Kendati demikian, Sukarno menilai bahwa masih ada beberapa faktor yang berpeluang menjadi sentimen positif bagi BUMN Karya ke depan.
Dia mengatakan jika pemulihan ekonomi berjalan baik, permintaan terhadap jasa konstruksi dapat meningkat. Di samping itu, kebijakan pemerintah yang mendukung, disebut dapat membantu mendorong peningkatan kinerja sektor konstruksi.
“Jika pemulihan ekonomi berjalan baik, maka permintaan jasa konstruksi bisa meningkat. Regulasi, efisiensi biaya, keberhasilan restrukturisasi utang, serta rencana konsolidasi juga bisa menjadi sentimen positif lainnya,” kata Sukarno.
Terkait rencana konsolidasi BUMN Karya, Analis Bahana Sekuritas Kevin Jonathan Panjaitan menuturkan langkah itu akan berdampak positif pada lanskap industri konstruksi. Sebab, upaya tersebut bertujuan mengurai masalah keuangan dan persaingan tak sehat yang selama ini terjadi di antara kontraktor pelat merah.
Konsolidasi PT Hutama Karya (Persero) dan Waskita, misalnya, bakal membentuk holding yang fokus pada pengembangan jalan tol. Lalu, ADHI, PT Brantas Abipraya (Persero), dan PT Nindya Karya (Persero) fokus di sektor infrastruktur air.
Sementara itu, PTPP dan WIKA berkonsentrasi pada pengembangan bandara, pelabuhan laut, serta proyek EPC (engineering, procurement, and construction).
“Menurut pemeriksaan kami, pembentukan holding Hutama Karya akan menjadi prioritas utama, diikuti oleh ADHI dan PTPP, karena studi pembentukan holding Hutama Karya telah memasuki tahap finalisasi,” ujar Kevin.
Di sisi lain, ADHI dinilai menjadi pihak paling diuntungkan dari rencana pembentukan holding.
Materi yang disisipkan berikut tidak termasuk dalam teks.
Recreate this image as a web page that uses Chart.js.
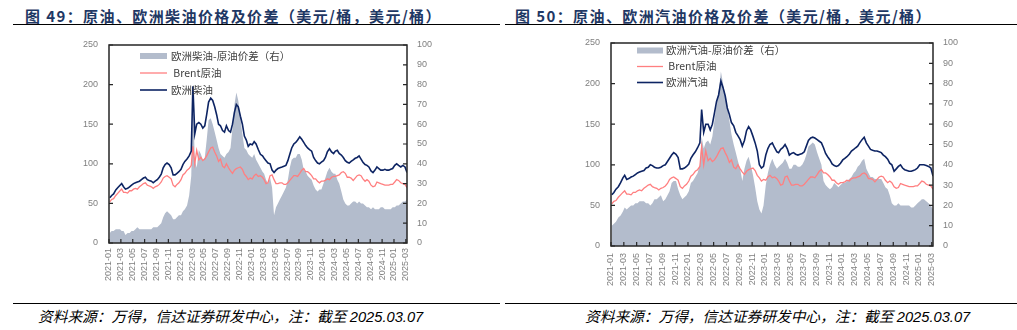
<!DOCTYPE html>
<html>
<head>
<meta charset="utf-8">
<script src="https://cdn.jsdelivr.net/npm/chart.js@4.4.1/dist/chart.umd.min.js"></script>
<style>
  body { margin: 0; width: 1017px; height: 330px; background: #fff; position: relative; overflow: hidden; }
  .title { position: absolute; top: 6px; font: bold 15px "Noto Sans CJK SC", sans-serif; color: #1f3864; letter-spacing: 1.4px; line-height: 20px; white-space: nowrap; }
  .rule { position: absolute; height: 0; border-top: 1.5px solid #000; }
  .note { position: absolute; top: 306px; font: italic 14.7px "Noto Sans CJK SC", sans-serif; line-height: 20px; white-space: nowrap; color: #000; }
  .note span { font-family: "Liberation Sans", Arial, sans-serif; }
  canvas { position: absolute; top: 0; }
</style>
</head>
<body>
<div class="title" style="left:25px">图 49：原油、欧洲柴油价格及价差（美元/桶，美元/桶）</div>
<div class="rule" style="left:13px; top:24px; width:487px"></div>
<div class="title" style="left:515px">图 50：原油、欧洲汽油价格及价差（美元/桶，美元/桶）</div>
<div class="rule" style="left:505px; top:24px; width:512px"></div>

<canvas id="c1" width="500" height="300" style="left:0"></canvas>
<canvas id="c2" width="517" height="300" style="left:500px"></canvas>

<div class="rule" style="left:13px; top:303px; width:487px"></div>
<div class="rule" style="left:505px; top:303px; width:512px"></div>
<div class="note" style="left:38px">资料来源：万得，信达证券研发中心，注：截至 <span>2025.03.07</span></div>
<div class="note" style="left:585px">资料来源：万得，信达证券研发中心，注：截至 <span>2025.03.07</span></div>

<script>
// three readings a month (5th, 15th, 25th), last one 2025-03-07
const brent = [
  52,55,56, 60,63,66, 68,64,64, 63,66,66, 68,69,68, 71,73,75, 76,73,72, 71,69,71, 72,74,77, 82,84,85, 83,81,73, 71,74,76,
  80,86,88, 92,94,98, 122,100,117, 105,108,104, 106,110,115, 120,121,115, 110,103,106, 97,95,100, 95,91,88, 92,94,95, 96,93,87, 84,80,82,
  81,85,87, 84,85,83, 80,75,76, 85,86,80, 75,75,76, 76,74,74, 76,79,82, 85,85,84, 88,92,94, 90,90,88, 85,81,81, 78,76,78,
  78,79,81, 80,83,84, 84,85,86, 89,90,88, 83,83,82, 79,82,85, 86,85,81, 78,80,78, 73,71,72, 77,76,75, 74,73,73, 73,74,74,
  77,80,79, 76,75,74, 70
];
const diesel = [
  57,60,62, 67,70,73, 75,71,68, 69,71,73, 75,76,77, 78,80,82, 83,80,79, 78,76,78, 80,83,87, 95,99,101, 99,95,86, 86,88,90,
  93,99,103, 106,110,116, 198,138,150, 152,150,145, 148,162,178, 183,180,172, 162,150,148, 142,140,148, 142,140,150, 165,175,172, 160,150,135, 130,122,125,
  124,128,125, 118,112,110, 107,104,101, 100,92,89, 92,94,95, 96,97,98, 104,112,120, 125,127,130, 134,131,127, 123,120,118, 116,108,104, 101,100,102,
  104,108,115, 119,115,113, 116,117,113, 111,108,104, 102,101,103, 105,107,108, 110,106,102, 99,98,96, 91,89,92, 96,94,92, 92,93,92, 92,93,94,
  98,100,98, 96,98,96, 89
];
const dieselSpread = [
  5,6,6, 7,7,7, 6,6,4, 5,5,6, 6,7,8, 7,7,7, 7,7,7, 7,8,8, 8,9,10, 13,15,16, 15,14,12, 12,13,14,
  14,16,17, 19,24,34, 74,42,38, 47,45,42, 43,52,62, 63,60,56, 52,48,45, 44,43,45, 46,48,58, 70,76,72, 63,55,48, 47,45,44,
  43,45,42, 40,38,36, 35,32,30, 33,28,14, 18,20,22, 24,26,28, 32,38,42, 43,43,45, 45,42,37, 36,34,33, 32,29,27, 26,27,27,
  30,33,36, 38,36,35, 35,32,30, 26,22,20, 19,19,20, 21,21,20, 21,20,20, 19,18,18, 17,18,17, 17,17,18, 18,17,17, 17,17,18,
  18,19,19, 20,21,21, 22
];
const gasoline = [
  63,66,70, 73,78,84, 87,82,83, 85,86,88, 90,91,92, 93,96,97, 100,99,97, 96,96,97, 99,100,104, 108,112,115, 113,109,95, 95,96,98,
  101,108,112, 116,121,127, 168,140,150, 150,143,150, 164,178,186, 203,195,185, 170,162,152, 148,140,136, 131,123,130, 142,147,143, 135,127,117, 100,96,98,
  112,120,125, 127,121,116, 115,119,121, 125,120,112, 114,115,113, 112,113,114, 116,123,130, 133,134,133, 131,129,127, 121,114,110, 106,101,99, 98,99,102,
  106,108,110, 113,117,119, 121,123,127, 131,134,127, 123,119,118, 117,117,116, 115,112,110, 107,102,100, 92,95,98, 100,96,94, 93,92,92, 93,94,96,
  100,100,100, 99,98,96, 86
];
const gasolineSpread = [
  10,11,12, 14,15,17, 19,18,19, 20,20,21, 21,22,22, 22,21,21, 20,21,23, 23,24,25, 22,23,25, 27,31,32, 32,28,25, 23,24,25,
  27,31,32, 34,36,40, 54,48,51, 52,50,54, 62,70,76, 86,80,74, 68,62,55, 50,46,42, 38,32,38, 42,44,40, 35,29,22, 18,16,20,
  30,36,40, 43,40,38, 39,40,41, 43,41,38, 38,40,40, 39,39,40, 42,45,49, 50,51,50, 46,43,40, 32,30,29, 28,29,31, 30,29,30,
  31,31,32, 33,34,36, 37,39,40, 42,43,38, 36,34,34, 33,33,33, 33,31,29, 28,25,21, 20,20,21, 20,20,20, 20,20,19, 19,20,21,
  22,23,23, 22,21,20, 18
];

const dates = [];
for (let y = 2021; y <= 2025; y++) {
  for (let m = 1; m <= 12; m++) {
    if (y === 2025 && m > 2) break;
    [5, 15, 25].forEach(d => dates.push(y + '-' + String(m).padStart(2, '0') + '-' + String(d).padStart(2, '0')));
  }
}
dates.push('2025-03-07');

// x axis: months since 2021-01, labelled every two months
const tickMonths = [];
for (let i = 0; i <= 50; i += 2) tickMonths.push(i);

function monthPos(s) {
  const [y, m, d] = s.split('-').map(Number);
  const dim = new Date(y, m, 0).getDate();
  return (y - 2021) * 12 + (m - 1) + (d - 1) / dim;
}
const xs = dates.map(monthPos);
const xMax = xs[xs.length - 1];

function toXY(arr) {
  return arr.map((v, i) => ({ x: xs[i], y: v }));
}

function monthLabel(v) {
  const y = 2021 + Math.floor(v / 12);
  const m = v % 12 + 1;
  return y + '-' + String(m).padStart(2, '0');
}

const NAVY = '#0d2463';
const PINK = '#ff7f80';
const GREY = '#b3bccc';
const TICK = '#7f7f7f';

const framePlugin = {
  id: 'frame',
  afterDatasetsDraw(chart) {
    const { ctx, chartArea: a, scales } = chart;
    ctx.save();
    ctx.strokeStyle = '#262626';
    ctx.lineWidth = 1.5;
    ctx.strokeRect(a.left, a.top, a.right - a.left, a.bottom - a.top);
    ctx.lineWidth = 1.2;
    ctx.beginPath();
    scales.x.ticks.forEach(t => {
      const px = scales.x.getPixelForValue(t.value);
      ctx.moveTo(px, a.bottom);
      ctx.lineTo(px, a.bottom - 4);
    });
    scales.y.ticks.forEach(t => {
      const py = scales.y.getPixelForValue(t.value);
      ctx.moveTo(a.left, py);
      ctx.lineTo(a.left + 4, py);
    });
    scales.y1.ticks.forEach(t => {
      const py = scales.y1.getPixelForValue(t.value);
      ctx.moveTo(a.right, py);
      ctx.lineTo(a.right - 4, py);
    });
    ctx.stroke();
    ctx.restore();
  }
};

function legendPlugin(pos) {
  return {
    id: 'boxLegend',
    afterDraw(chart) {
      const { ctx, chartArea: a } = chart;
      const ds = chart.data.datasets;
      const items = [ds[2], ds[1], ds[0]];
      ctx.save();
      ctx.font = '10.5px "Noto Sans CJK SC", sans-serif';
      ctx.textBaseline = 'middle';
      items.forEach((d, i) => {
        const y = a.top + pos.dy + i * pos.gap;
        const x = a.left + pos.dx;
        if (d.fill) {
          ctx.fillStyle = d.backgroundColor;
          ctx.fillRect(x, y - 3, pos.w, 6);
        } else {
          ctx.strokeStyle = d.borderColor;
          ctx.lineWidth = d.borderWidth;
          ctx.beginPath();
          ctx.moveTo(x, y);
          ctx.lineTo(x + pos.w, y);
          ctx.stroke();
        }
        ctx.fillStyle = '#404040';
        ctx.fillText(d.label, a.left + pos.textDx, y);
      });
      ctx.restore();
    }
  };
}

function makeChart(id, cfg) {
  const font = { family: '"Liberation Sans", Arial, sans-serif', size: 9 };
  return new Chart(document.getElementById(id), {
    type: 'line',
    data: {
      datasets: [{
        label: cfg.productLabel,
        data: toXY(cfg.product),
        yAxisID: 'y',
        borderColor: NAVY,
        borderWidth: 1.6,
        pointRadius: 0,
        fill: false,
        order: 0
      }, {
        label: ' Brent原油',
        data: toXY(brent),
        yAxisID: 'y',
        borderColor: PINK,
        borderWidth: 1.3,
        pointRadius: 0,
        fill: false,
        order: 1
      }, {
        label: cfg.spreadLabel,
        data: toXY(cfg.spread),
        yAxisID: 'y1',
        borderWidth: 0,
        backgroundColor: GREY,
        pointRadius: 0,
        fill: 'origin',
        order: 2
      }]
    },
    options: {
      responsive: false,
      animation: false,
      events: [],
      layout: { padding: cfg.padding },
      plugins: { legend: { display: false }, tooltip: { enabled: false } },
      scales: {
        x: {
          type: 'linear',
          min: 0,
          max: xMax,
          grid: { display: false, drawTicks: false },
          border: { display: false },
          afterBuildTicks: ax => { ax.ticks = tickMonths.map(v => ({ value: v })); },
          afterFit: s => { s.height = 45; },
          ticks: {
            autoSkip: false, maxRotation: 90, minRotation: 90,
            padding: cfg.xPad, color: TICK, font,
            callback: v => monthLabel(v)
          }
        },
        y: {
          position: 'left',
          min: 0, max: 250,
          grid: { display: false, drawTicks: false },
          border: { display: false },
          afterFit: s => { s.width = 50; },
          ticks: { stepSize: 50, padding: 11, color: TICK, font }
        },
        y1: {
          position: 'right',
          min: 0, max: 100,
          grid: { display: false, drawTicks: false },
          border: { display: false },
          afterFit: s => { s.width = 40; },
          ticks: { stepSize: 10, padding: 10, color: TICK, font }
        }
      }
    },
    plugins: [framePlugin, legendPlugin(cfg.legend)]
  });
}

makeChart('c1', {
  product: diesel,
  spread: dieselSpread,
  productLabel: '欧洲柴油',
  spreadLabel: '欧洲柴油-原油价差（右）',
  padding: { left: 59, right: 53, top: 45, bottom: 12 },
  xPad: 5,
  legend: { dx: 31, dy: 11, gap: 17, w: 27, textDx: 62 }
});

makeChart('c2', {
  product: gasoline,
  spread: gasolineSpread,
  productLabel: '欧洲汽油',
  spreadLabel: '欧洲汽油-原油价差（右）',
  padding: { left: 61, right: 44, top: 43, bottom: 9 },
  xPad: 7,
  legend: { dx: 26, dy: 7.5, gap: 16, w: 26, textDx: 55 }
});
</script>
</body>
</html>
Pasalnya, perseroan bakal menjadi induk bagi Nindya Karya dan Brantas Abipraya yang memiliki neraca keuangan dan profitabilitas kuat.
_______
Disclaimer: berita ini tidak bertujuan mengajak membeli atau menjual saham. Keputusan investasi sepenuhnya ada di tangan pembaca. Bisnis.com tidak bertanggung jawab terhadap segala kerugian maupun keuntungan yang timbul dari keputusan investasi pembaca.